Police officers next to Hakroush's home in Kafr Kana, on Friday. Credit: Gil Eliahu

The Shin Bet security service has joined the investigation into the gunshots fired at the Kafr Kana home of the head of the police division for preventing crime in Israel's Arab communities on Friday night.

At the time of the attack, Chief Superintendent Jamal Hakroush was sitting with his wife on the home's balcony. No one was hurt, but the house was damaged by the bullets.

Police believe that the Abu Latif crime organization, one of the largest in Israel and most prominent in the country's north, is behind the shooting. Despite this, a source involved in the investigation said that they are considering the possibility that the attack was politically motivated. Hakroush, the first Muslim chief superintendent in police history, may have been targeted as a way to "harm a regime symbol."

Chief Superintendent Jamal Hakroush in his Kafr Kana home, on Friday.Credit: Gil Eliahu

The Shin Bet's role in the investigation is exceptional; the police usually deal with such events. They were brought in, however, due to suspicions that the crime was ordered by a criminal organization within the Arab community. According to the source, they are also involved because Hakroush is a senior police official. The Shin Bet refused to comment on the matter.

Hakroush told Haaretz after the shooting, "Nothing will deter me.

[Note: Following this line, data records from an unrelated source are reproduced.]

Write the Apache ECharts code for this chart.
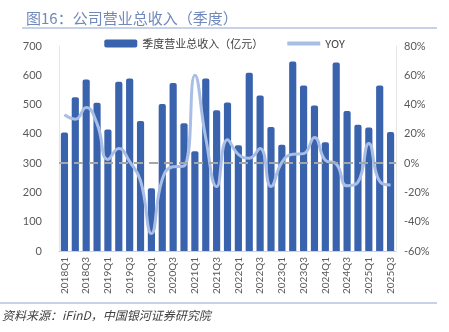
<!DOCTYPE html>
<html>
<head>
<meta charset="utf-8">
<script src="https://cdn.jsdelivr.net/npm/echarts@6/dist/echarts.min.js"></script>
<style>
  html, body { margin: 0; padding: 0; background: #fff; }
  #chart { width: 449px; height: 332px; }
</style>
</head>
<body>
<div id="chart"></div>
<script>
// Quarterly total operating revenue (100 million CNY) and year-over-year growth (%)
const quarters = [
  '2018Q1','2018Q2','2018Q3','2018Q4',
  '2019Q1','2019Q2','2019Q3','2019Q4',
  '2020Q1','2020Q2','2020Q3','2020Q4',
  '2021Q1','2021Q2','2021Q3','2021Q4',
  '2022Q1','2022Q2','2022Q3','2022Q4',
  '2023Q1','2023Q2','2023Q3','2023Q4',
  '2024Q1','2024Q2','2024Q3','2024Q4',
  '2025Q1','2025Q2','2025Q3'
];
const revenue = [
  405, 525, 586, 506,
  415, 578, 589, 444,
  214, 502, 574, 436,
  341, 589, 481, 507,
  361, 609, 531, 423,
  363, 647, 565, 497,
  371, 644, 478, 431,
  422, 565, 406
];
const yoy = [
  33, 30, 38, 27,
  2.5, 10, 1, -12,
  -48, -11, -2.5, -2,
  60, 17, -16, 16,
  6, 3.4, 10, -16,
  0.5, 6, 6.5, 17.5,
  2, -0.5, -15.5, -13,
  13.5, -12.5, -15
];
const leftTicks = { min: 0, max: 700, step: 100 };
const rightTicks = { min: -60, max: 80, step: 20 };

const chart = echarts.init(document.getElementById('chart'), null, { renderer: 'canvas' });
const axisText = { color: '#595959', fontSize: 11, fontFamily: 'Lato, "Noto Sans", sans-serif' };

chart.setOption({
  backgroundColor: '#ffffff',
  animation: false,
  title: {
    text: '图16：公司营业总收入（季度）',
    left: 21, top: 6,
    textStyle: { color: '#7088bb', fontSize: 15, fontWeight: 'normal', fontFamily: '"Noto Sans CJK SC", sans-serif' }
  },
  graphic: [
    { type: 'line', shape: { x1: 22, y1: 28, x2: 437, y2: 28 }, style: { stroke: '#8fa3cf', lineWidth: 1 } },
    { type: 'line', shape: { x1: 0, y1: 303, x2: 437, y2: 303 }, style: { stroke: '#8fa3cf', lineWidth: 1 } },
    {
      type: 'text', left: 2, top: 309,
      style: {
        text: '资料来源：iFinD，中国银河证券研究院',
        fill: '#404040', fontSize: 12, fontStyle: 'italic',
        fontFamily: '"Noto Sans CJK SC", sans-serif'
      }
    }
  ],
  legend: {
    top: 33, left: 'center',
    itemGap: 22,
    itemWidth: 33, itemHeight: 8,
    textStyle: { color: '#404040', fontSize: 11, fontFamily: '"Noto Sans CJK SC", sans-serif' },
    data: [
      { name: '季度营业总收入（亿元）', icon: 'roundRect' },
      { name: 'YOY', itemStyle: { opacity: 0 }, lineStyle: { width: 4, color: '#a9bee6' } }
    ]
  },
  grid: { left: 59, right: 53, top: 46, bottom: 81 },
  xAxis: {
    type: 'category',
    data: quarters,
    boundaryGap: true,
    axisLine: { lineStyle: { color: '#d0d0d0', width: 1 } },
    axisTick: { show: false },
    axisLabel: { ...axisText, fontSize: 10, rotate: 90, interval: 1, margin: 6 }
  },
  yAxis: [
    {
      type: 'value', min: leftTicks.min, max: leftTicks.max, interval: leftTicks.step,
      axisLine: { show: true, lineStyle: { color: '#e6e6e6' } },
      axisTick: { show: false },
      splitLine: { show: false },
      axisLabel: { ...axisText, margin: 17 }
    },
    {
      type: 'value', min: rightTicks.min, max: rightTicks.max, interval: rightTicks.step,
      axisLine: { show: true, lineStyle: { color: '#e6e6e6' } },
      axisTick: { show: false },
      splitLine: { show: false },
      axisLabel: { ...axisText, margin: 8, formatter: v => v + '%' }
    }
  ],
  series: [
    {
      name: '季度营业总收入（亿元）',
      type: 'bar',
      data: revenue,
      barCategoryGap: '34%',
      itemStyle: { color: '#3a63ae', borderRadius: [2, 2, 0, 0] }
    },
    {
      name: 'YOY',
      type: 'line',
      yAxisIndex: 1,
      data: yoy,
      smooth: 0.5,
      showSymbol: false,
      symbol: 'none',
      lineStyle: { color: '#a9bee6', width: 3 },
      itemStyle: { color: '#a9bee6' },
      markLine: {
        silent: true,
        symbol: 'none',
        label: { show: false },
        lineStyle: { color: '#a6a6a6', width: 2, type: [9, 6] },
        data: [{ yAxis: 0 }]
      }
    }
  ]
});
</script>
</body>
</html>
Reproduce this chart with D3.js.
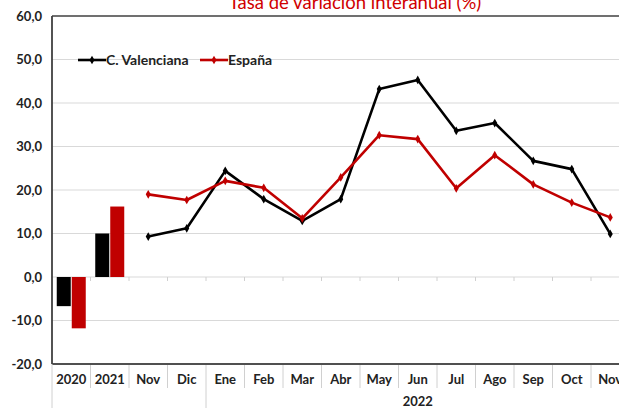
<!DOCTYPE html>
<html><head><meta charset="utf-8">
<script src="https://cdn.jsdelivr.net/npm/d3@7"></script>
<style>body{margin:0;background:#fff}svg{display:block}text{font-family:Lato,"Open Sans",sans-serif}</style>
</head><body><svg id="c" width="619" height="408"></svg>
<script>
const categories = ["2020","2021","Nov","Dic","Ene","Feb","Mar","Abr","May","Jun","Jul","Ago","Sep","Oct","Nov "];
const barCategories = ["2020","2021"];
const barValenciana = [-6.7, 10.0];
const barEspana = [-11.8, 16.2];
const lineCategories = ["Nov","Dic","Ene","Feb","Mar","Abr","May","Jun","Jul","Ago","Sep","Oct","Nov "];
const lineValenciana = [9.3, 11.2, 24.4, 17.9, 12.9, 17.9, 43.2, 45.3, 33.6, 35.4, 26.7, 24.8, 9.9];
const lineEspana = [19.0, 17.7, 22.1, 20.5, 13.5, 22.9, 32.6, 31.7, 20.4, 28.0, 21.3, 17.1, 13.7];
const yTicks = [-20,-10,0,10,20,30,40,50,60];
const seriesNames = ["C. Valenciana","España"];
const colors = ["#000000","#c00000"];
const title = "Tasa de variación interanual (%)";
const groupLabel = "2022";

const svg = d3.select("#c");
const mLeft = 52, mTop = 16, mBottom = 364, step = 38.5;
const x = d3.scaleBand().domain(categories).range([mLeft, mLeft + step*categories.length]).padding(0);
const y = d3.scaleLinear().domain([-20,60]).range([mBottom, mTop]);

// gridlines
svg.append("g").selectAll("line").data(yTicks.filter(d=>d>-20&&d<60)).join("line")
  .attr("x1", mLeft).attr("x2", 619).attr("y1", d=>y(d)).attr("y2", d=>y(d))
  .attr("stroke", "#d9d9d9").attr("stroke-width", 1.2);

// title
svg.append("text").attr("x", 355).attr("y", 9).attr("text-anchor","middle")
  .attr("fill","#d00000").attr("font-size", 18.5).text(title);

// y axis labels
const yAxis = d3.axisLeft(y).tickValues(yTicks).tickSize(0).tickPadding(10)
  .tickFormat(d => d3.format(".1f")(d).replace(".", ",").replace("−","-"));
const ya = svg.append("g").attr("transform", `translate(${mLeft},0)`).call(yAxis);
ya.select(".domain").remove();
ya.selectAll("text").attr("font-size", 13).attr("font-weight","bold").attr("fill","#222")
  .attr("font-family","Lato,'Open Sans',sans-serif");

// zero line ticks
svg.append("g").selectAll("line").data(categories.slice(1)).join("line")
  .attr("x1", d=>x(d)).attr("x2", d=>x(d)).attr("y1", y(0)).attr("y2", y(0)+4)
  .attr("stroke","#d0d0d0").attr("stroke-width",1);

// bars
const bw = 14;
barCategories.forEach((c,i)=>{
  const cx = x(c) + x.bandwidth()/2;
  [[barValenciana[i], colors[0], cx-bw-0.5],[barEspana[i], colors[1], cx+0.5]].forEach(([v,col,bx])=>{
    svg.append("rect").attr("x", bx).attr("width", bw)
      .attr("y", y(Math.max(0,v))).attr("height", Math.abs(y(v)-y(0)))
      .attr("fill", col);
  });
});

// lines
const lx = d => x(d) + x.bandwidth()/2;
[lineValenciana, lineEspana].forEach((vals,si)=>{
  const pts = lineCategories.map((c,i)=>[lx(c), y(vals[i])]);
  svg.append("path").attr("d", d3.line()(pts)).attr("fill","none")
    .attr("stroke", colors[si]).attr("stroke-width", 2.6).attr("stroke-linejoin","round");
  svg.append("g").selectAll("path").data(pts).join("path")
    .attr("d", d3.symbol(d3.symbolDiamond, 22)())
    .attr("transform", d=>`translate(${d[0]},${d[1]})`).attr("fill", colors[si]);
});

// frame
svg.append("line").attr("x1",mLeft).attr("x2",619).attr("y1",mTop).attr("y2",mTop).attr("stroke","#404040").attr("stroke-width",1.5);
svg.append("line").attr("x1",mLeft).attr("x2",619).attr("y1",mBottom).attr("y2",mBottom).attr("stroke","#505050").attr("stroke-width",1.8);
svg.append("line").attr("x1",mLeft).attr("x2",mLeft).attr("y1",mTop).attr("y2",mBottom).attr("stroke","#404040").attr("stroke-width",1.8);

// category separators
svg.append("g").selectAll("line").data(categories.slice(1)).join("line")
  .attr("x1", d=>x(d)).attr("x2", d=>x(d)).attr("y1", mBottom+1)
  .attr("y2", d => d==="Ene" ? 408 : 388)
  .attr("stroke","#d0d0d0").attr("stroke-width",1);
svg.append("line").attr("x1",mLeft).attr("x2",mLeft).attr("y1",mBottom).attr("y2",408).attr("stroke","#d0d0d0");

// x labels
const xa = svg.append("g").attr("transform", `translate(0,${mBottom})`)
  .call(d3.axisBottom(x).tickSize(0).tickPadding(11).tickFormat(d=>d.trim()));
xa.select(".domain").remove();
xa.selectAll("text").attr("font-size", 13).attr("font-weight","bold").attr("fill","#222")
  .attr("font-family","Lato,'Open Sans',sans-serif");
svg.append("text").attr("x", (x("Ene") + mLeft + step*categories.length)/2).attr("y", 406)
  .attr("text-anchor","middle").attr("font-size",13).attr("font-weight","bold").attr("fill","#222").text(groupLabel);

// legend
const lg = [[78, 106], [200, 228]];
seriesNames.forEach((n,i)=>{
  const [x0, tx] = lg[i];
  svg.append("line").attr("x1",x0).attr("x2",x0+28).attr("y1",60).attr("y2",60)
    .attr("stroke",colors[i]).attr("stroke-width",2.6);
  svg.append("path").attr("d", d3.symbol(d3.symbolDiamond, 22)())
    .attr("transform",`translate(${x0+14},60)`).attr("fill",colors[i]);
  svg.append("text").attr("x", tx).attr("y", 64.5).attr("font-size",14).attr("font-weight","bold")
    .attr("fill","#222").text(n);
});
</script></body></html>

I’ll continue to provide personal security for every citizen of this country; it’s my calling.”

Public Security Minister Omer Bar-Lev said that the shooting amounts to no less than “a clear declaration of war by crime organizations against Israel’s police, and that is a big mistake on their part.”

Hakroush assumed his post last month. His division was established in order to reduce violent crime in Arab society, from which 80 people have been murdered since the beginning of the year. When asked by Haaretz two weeks ago whether the police had lost control over the Arab street, Hakroush replied: “Definitely not, we haven’t lost our deterrence and we won’t.” However, he admitted, "the outcome is not good."

As reported last month, Prime Minister Naftali Bennett and Bar-Lev supported the involvement of the Shin Bet in criminal investigations involving firearms in the Arab community, whereas Shin Bet chief Nadav Argaman opposed it. When asked about the matter last month, Hakroush said that he did not believe the Shin Bet was the answer.